The blogger known as Anonymous Liberal had a (as the name implies) liberal take on this issue, where he lists several other key facets of conservative mythology: Obama is an ignoramus who can’t talk without a teleprompter; the way to reduce the deficit is to cut taxes; Obama is the most liberal president ever. These are things that can be objectively disproved (which makes them different from matters of opinion or morality: how high taxes should be is a matter of personal opinion, but that tax cuts tend to lower government revenue is not).

We’ve reached a point where the right wing in this country has achieved complete epistemic closure. Aided by their extensive and growing media apparatus and a traditional media that is uninterested in playing umpire, the Right has managed to escape entirely from the gravitational pull of the empirical world, and in fact, has a created a world of its own.

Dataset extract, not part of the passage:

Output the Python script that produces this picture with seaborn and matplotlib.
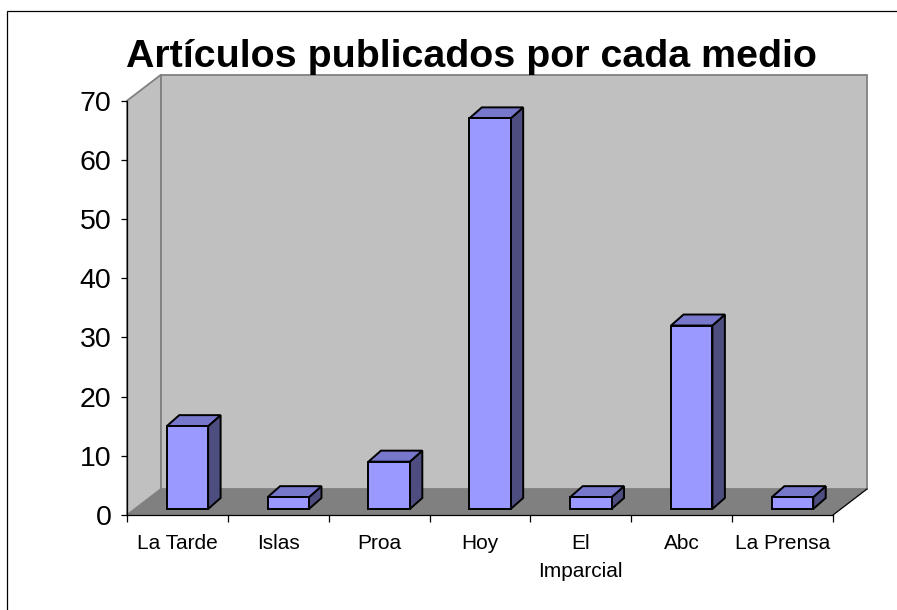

Again, I realize that there’s an easy reply to all of this: when I assume that one person lives in a bubble, that may just be because I am in the bubble and don’t realize it. The entire “liberal media” argument is based on the idea that the “MSM” creates epistemic closure by reporting liberal bromides as facts. What we’re starting to see now is a bit of turnabout, with liberals and disgruntled conservatives arguing that the media (and Fox News certainly has to be considered “mainstream media” at this point) is creating an alternate universe. One thing’s for certain: there is no agreement on what the facts are. It’s not an argument about opinion, or policy. It’s about epistemology: what do we know, and how do we know we know it?